The FIRST problem I see with the list I opened is... well, I opened a list of English words, and several of the words I noticed in a quick (30 second) eyeball-check of the list is that there are a LOT of "words" that are really obvious typos and various typos of the same word. Like "wkno" / "nkow" / "know"... three of the "words" on the list.

Next (still on the English words list) there were words that are not English... or possibly even words :s I don't know if they are even words in other languages without going through to check.

Finally, there are a lot of slang words/phrases. That's fine too... except that those types of phrases don't usually follow normal grammar rules.

That's all fine if you go through and check each word, and it's a language you KNOW.

Otherwise, with a system that relies on statistics, you might be *starting* with flawed data.

I don't see anything that says where/how the lists were compiled. I'd almost believe it was an internet keyword search, similar to search engines like Google... but I don't know.
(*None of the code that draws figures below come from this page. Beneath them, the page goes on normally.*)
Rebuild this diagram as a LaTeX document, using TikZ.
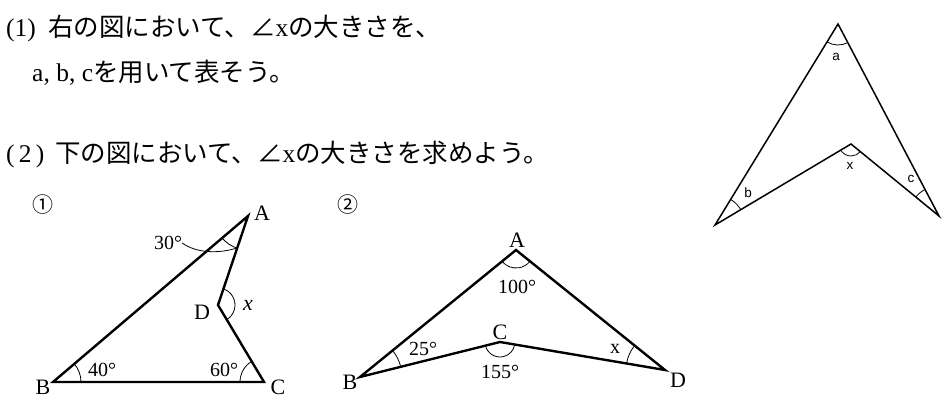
\documentclass[tikz,border=0pt]{standalone}
\usepackage{fontspec}
\setmainfont{Liberation Serif}
\newfontfamily\cjk{Noto Sans CJK JP}
\newfontfamily\lsans{Liberation Sans}
\begin{document}
\begin{tikzpicture}[x=1pt,y=1pt,
  txt/.style={anchor=base west,inner sep=0pt,font=\fontsize{25.5}{28}\selectfont},
  lab/.style={inner sep=0pt,font=\fontsize{22}{24}\selectfont},
  deg/.style={inner sep=0pt,font=\fontsize{20}{22}\selectfont},
  slab/.style={inner sep=0pt,font=\lsans\fontsize{13.5}{14}\selectfont},
  num/.style={inner sep=0pt,font=\cjk\fontsize{21}{22}\selectfont},
  figthick/.style={line width=2.4pt,line join=miter},
  figthin/.style={line width=1.5pt,line join=miter},
  amark/.style={line width=0.8pt}]
\useasboundingbox (0,0) rectangle (950,400);

% ---------- text ----------
\node[txt] (t1a) at (6,363) {(1)};
\node[txt] (t1b) at (48,363) {\cjk 右の図において、∠{\rmfamily x}の大きさを、};
\node[txt] (t2) at (32,319) {a, b, c{\cjk を用いて表そう。}};
\node[txt] (t3a) at (6,238) {(\,2\,)};
\node[txt] (t3b) at (55,238) {\cjk 下の図において、∠{\rmfamily x}の大きさを求めよう。};

% ---------- right figure ----------
\coordinate (T) at (838,376);
\coordinate (L) at (715,175);
\coordinate (M) at (851,256);
\coordinate (R) at (939,184);
\draw[figthin] (T) -- (L) -- (M) -- (R) -- cycle;
\draw[amark] (T) ++(238.5:21) arc[start angle=238.5,end angle=297.7,radius=21];
\draw[amark] (L) ++(30.8:30) arc[start angle=30.8,end angle=58.5,radius=30];
\draw[amark] (M) ++(210.8:12) arc[start angle=210.8,end angle=320.7,radius=12];
\draw[amark] (R) ++(117.7:30) arc[start angle=117.7,end angle=140.7,radius=30];
\node[slab] (la) at (836,343) {a};
\node[slab] (lb) at (748,207) {b};
\node[slab] (lx) at (850,234) {x};
\node[slab] (lc) at (911,221) {c};

% ---------- figure 1 ----------
\node[num] (n1) at (43,195) {①};
\coordinate (A1) at (248,184);
\coordinate (B1) at (53,18);
\coordinate (C1) at (264,18);
\coordinate (D1) at (218,95);
\draw[figthick] (B1) -- (C1) -- (D1) -- (A1) -- cycle;
\draw[amark] (B1) ++(0:28) arc[start angle=0,end angle=40.4,radius=28];
\draw[amark] (C1) ++(120.9:24) arc[start angle=120.9,end angle=180,radius=24];
\draw[amark] (A1) ++(220.4:34) arc[start angle=220.4,end angle=251.4,radius=34];
\draw[amark] (D1) ++(-59.1:17) arc[start angle=-59.1,end angle=71.4,radius=17];
\node[lab] (lA1) at (262,187) {A};
\node[lab] (lB1) at (43,13) {B};
\node[lab] (lC1) at (278,13) {C};
\node[lab] (lD1) at (202,88) {D};
\node[lab] (lx1) at (248,95) {\itshape x};
\node[deg] (d30) at (168,157) {30°};
\node[deg] (d40) at (102,30) {40°};
\node[deg] (d60) at (224,30) {60°};
\coordinate (lead) at (237,152);
\draw[amark] (d30.east) .. controls (196,147) and (218,146) .. (lead);

% ---------- figure 2 ----------
\node[num] (n2) at (348,195) {②};
\coordinate (A2) at (516,150);
\coordinate (B2) at (360,23);
\coordinate (C2) at (500,58);
\coordinate (D2) at (665,30);
\draw[figthick] (B2) -- (C2) -- (D2) -- (A2) -- cycle;
\draw[amark] (A2) ++(218.97:18) arc[start angle=218.97,end angle=321.15,radius=18];
\draw[amark] (B2) ++(13.94:42) arc[start angle=13.94,end angle=38.97,radius=42];
\draw[amark] (C2) ++(193.94:15) arc[start angle=193.94,end angle=350.37,radius=15];
\draw[amark] (D2) ++(141.15:39) arc[start angle=141.15,end angle=170.37,radius=39];
\node[lab] (lA2) at (517,160) {A};
\node[lab] (lB2) at (350,18) {B};
\node[lab] (lC2) at (500,68) {C};
\node[lab] (lD2) at (678,20) {D};
\node[deg] (d100) at (517,113) {100°};
\node[deg] (d25) at (423,51) {25°};
\node[deg] (d155) at (500,28) {155°};
\node[deg] (lx2) at (615,51) {x};
\end{tikzpicture}
\end{document}
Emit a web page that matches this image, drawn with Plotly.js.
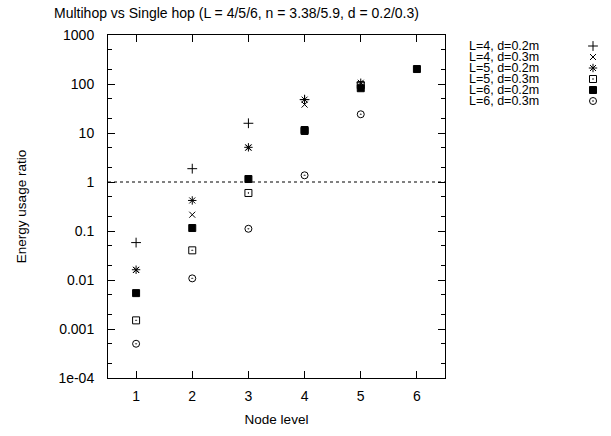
<!DOCTYPE html>
<html>
<head>
<meta charset="utf-8">
<script src="https://cdn.plot.ly/plotly-3.0.1.min.js"></script>
<style>html,body{margin:0;padding:0;background:#fff;}#chart{width:611px;height:436px;}</style>
</head>
<body>
<div id="chart"></div>
<script>
// ---- data ----
const nodeLevels = [1, 2, 3, 4, 5, 6];
const seriesNames = ["L=4, d=0.2m", "L=4, d=0.3m", "L=5, d=0.2m", "L=5, d=0.3m", "L=6, d=0.2m", "L=6, d=0.3m"];
const L4_d02 = [0.058, 1.87, 15.8, 48];
const L4_d03 = [0.016, 0.215, 5.0, 38];
const L5_d02 = [0.0162, 0.42, 5.1, 48, 106];
const L5_d03 = [0.0015, 0.0403, 0.597, 11, 95];
const L6_d02 = [0.0054, 0.115, 1.15, 11.5, 82, 202];
const L6_d03 = [0.0005, 0.0108, 0.111, 1.37, 24.1];
const referenceLevel = [1];
const yTickVals = [1000, 100, 10, 1, 0.1, 0.01, 0.001, 0.0001];
const yTickText = ["1000", "100", "10", "1", "0.1", "0.01", "0.001", "1e-04"];
const xTickVals = [1, 2, 3, 4, 5, 6];

// ---- styles ----
const seriesData = [L4_d02, L4_d03, L5_d02, L5_d03, L6_d02, L6_d03];
const symbols = ["cross-thin-open", "x-thin-open", "asterisk-open", "square-open-dot", "square", "circle-open-dot"];
const sizes = [7, 6, 7, 7, 7, 7];
const FONT = 'Liberation Sans, Arial, sans-serif';

const W = 611, H = 436;
const mL = 108, mR = 5, mT = 35, mB = 58;
const plotW = W - mL - mR;
const plotRight = 445;
const mainDomainEnd = (plotRight - mL) / plotW;
const paperH = H - mT - mB;

function px2paperX(px) { return (px - mL) / plotW; }
function px2paperY(py) { return (H - mB - py) / paperH; }

const traces = [];
seriesData.forEach((vals, i) => {
  traces.push({
    type: 'scatter', mode: 'markers',
    x: nodeLevels.slice(0, vals.length), y: vals,
    name: seriesNames[i], showlegend: false,
    marker: {symbol: symbols[i], size: sizes[i], color: 'black', line: {color: 'black', width: 1}},
    hoverinfo: 'skip'
  });
});
// legend keys, one per series, placed by series index on a hidden axis pair
seriesNames.forEach((nm, i) => {
  traces.push({
    type: 'scatter', mode: 'markers', xaxis: 'x2', yaxis: 'y2',
    x: [0], y: [i], showlegend: false, hoverinfo: 'skip',
    marker: {symbol: symbols[i], size: sizes[i], color: 'black', line: {color: 'black', width: 1}}
  });
});

const rowTop = 40.5, rowH = 11;
const annotations = seriesNames.map((nm, i) => ({
  text: nm, xref: 'paper', yref: 'y2', x: px2paperX(467), y: i,
  xanchor: 'left', yanchor: 'middle', showarrow: false,
  font: {size: 12.5, color: 'black', family: FONT}
}));

const minorVals = [];
for (let e = -4; e < 3; e++) { minorVals.push(2 * Math.pow(10, e)); minorVals.push(5 * Math.pow(10, e)); }

const layout = {
  width: W, height: H,
  margin: {l: mL, r: mR, t: mT, b: mB, pad: 0},
  paper_bgcolor: 'white', plot_bgcolor: 'white',
  font: {family: FONT, size: 14, color: 'black'},
  showlegend: false,
  title: {
    text: 'Multihop vs Single hop (L = 4/5/6, n = 3.38/5.9, d = 0.2/0.3)',
    xref: 'container', yref: 'container', x: 236.5 / W, xanchor: 'center',
    y: 1 - 13 / H, yanchor: 'middle', font: {size: 14, color: 'black'}
  },
  xaxis: {
    domain: [0, mainDomainEnd], range: [0.5, 6.5],
    tickmode: 'array', tickvals: xTickVals, ticktext: xTickVals.map(String),
    ticks: 'inside', ticklen: 7, tickwidth: 1, tickcolor: 'black',
    mirror: 'ticks', showline: true, linecolor: 'black', linewidth: 1,
    showgrid: false, zeroline: false, ticklabelstandoff: 5,
    tickfont: {size: 14},
    title: {text: 'Node level', standoff: 11, font: {size: 13.5}}
  },
  yaxis: {
    type: 'log', range: [-4, 3],
    tickmode: 'array', tickvals: yTickVals, ticktext: yTickText,
    ticks: 'inside', ticklen: 7, tickwidth: 1, tickcolor: 'black',
    mirror: 'ticks', showline: true, linecolor: 'black', linewidth: 1,
    showgrid: false, zeroline: false, ticklabelstandoff: 10,
    tickfont: {size: 14},
    minor: {ticks: 'inside', ticklen: 4, tickcolor: 'black', showgrid: false,
            tickmode: 'array', tickvals: minorVals},
    title: {text: 'Energy usage ratio', standoff: 28, font: {size: 13.5}}
  },
  xaxis2: {domain: [px2paperX(583), px2paperX(603)], range: [-1, 1], visible: false, anchor: 'y2', fixedrange: true},
  yaxis2: {domain: [px2paperY(rowTop + 6 * rowH), px2paperY(rowTop)], range: [5.5, -0.5], visible: false, anchor: 'x2', fixedrange: true},
  shapes: referenceLevel.map(v => ({
    type: 'line', xref: 'x domain', yref: 'y', x0: 0, x1: 1, y0: v, y1: v,
    line: {color: 'black', width: 1, dash: 'dot'}
  })),
  annotations: annotations
};

Plotly.newPlot('chart', traces, layout, {displayModeBar: false, staticPlot: true});
</script>
</body>
</html>
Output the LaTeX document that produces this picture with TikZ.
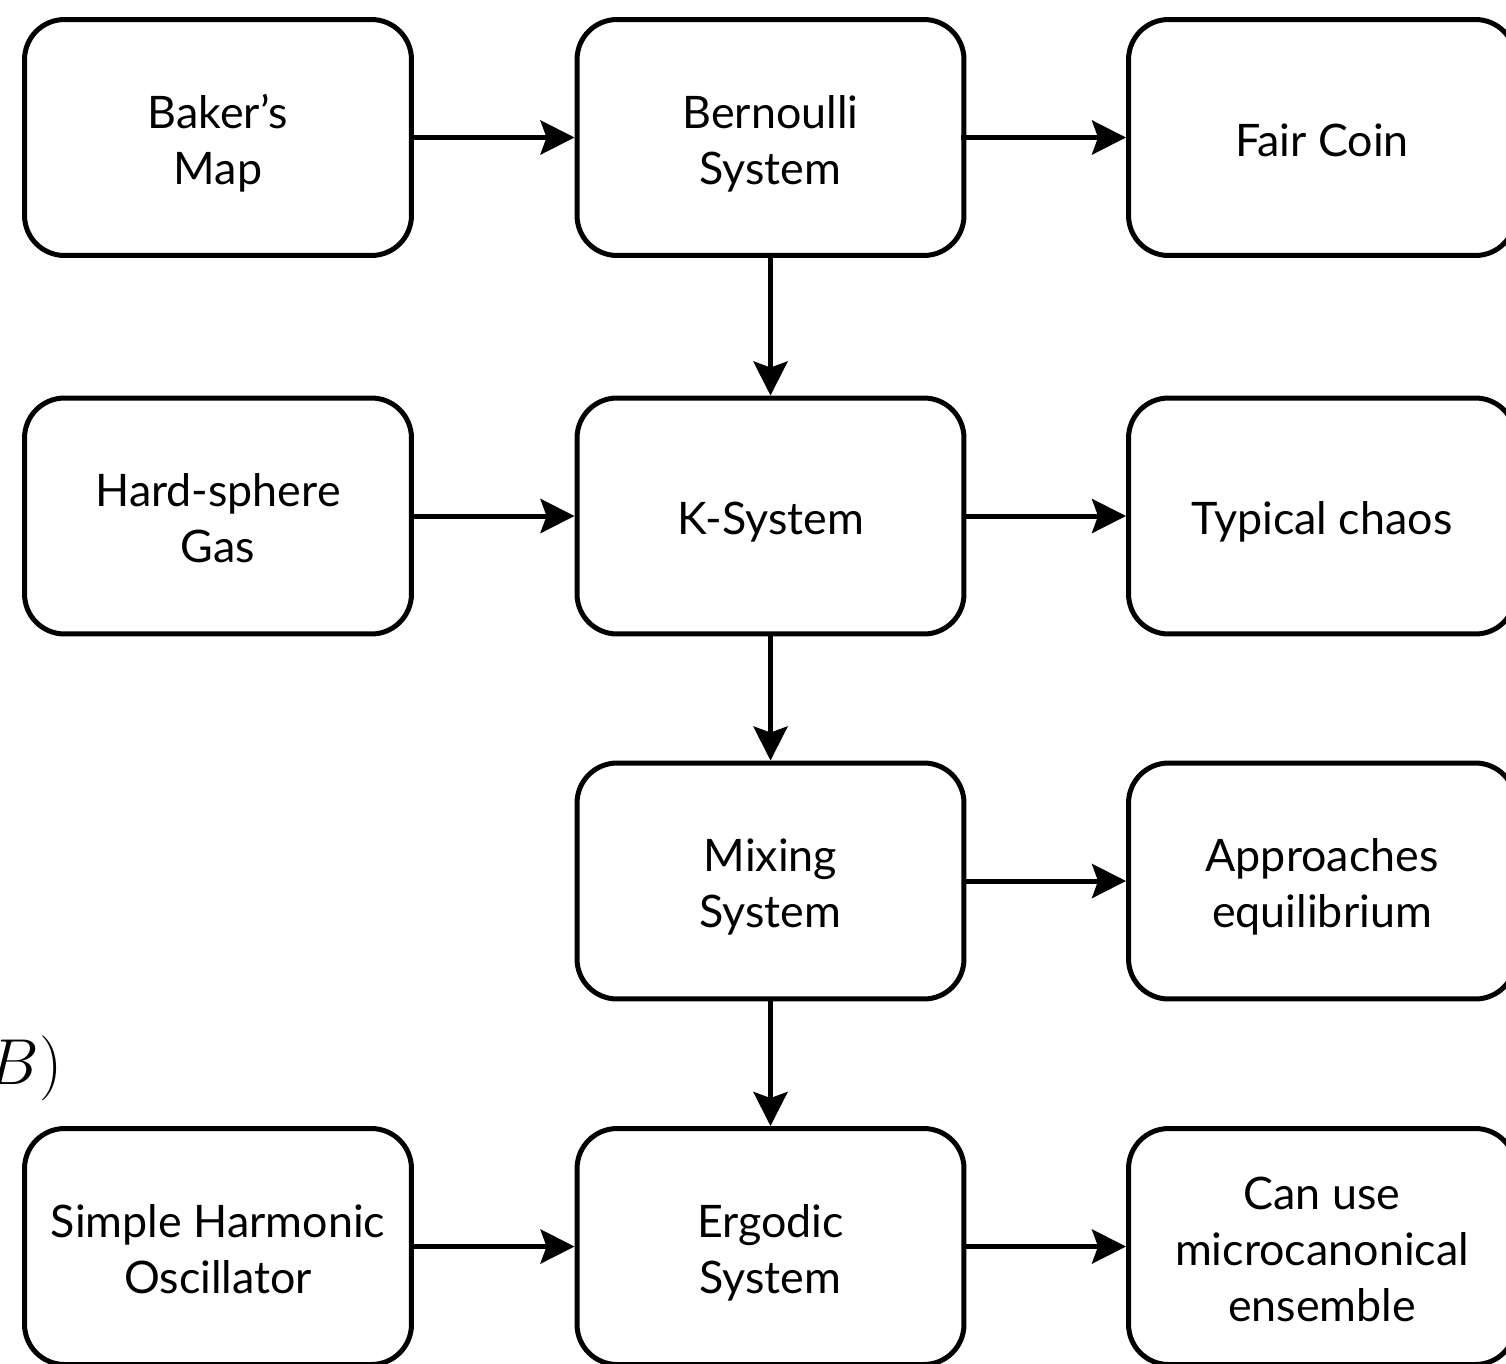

Starting from scratch and going step by step, it can take a HUGE time investment, but honestly I think you might be better off even starting with word lists from an online dictionary or something instead of taking chances with incorrect lists.

What software do you use to analyze the lists?

The biggest problem (besides the fact that it takes forever) with my method is that it's a bit TOO consistent. In later stages, it's a struggle to come up with origins for "figure of speech" type phrases, slang terms, contractions... things like that.

It quickly goes from the free-flowing method we discussed in the pm, to something extremely rigid.

Perhaps I should give you my word lists around the half-way point and let your software figure out the hard parts

I'll post the written alphabet as soon as my camera stops fighting me.

I'd love to see yours as well!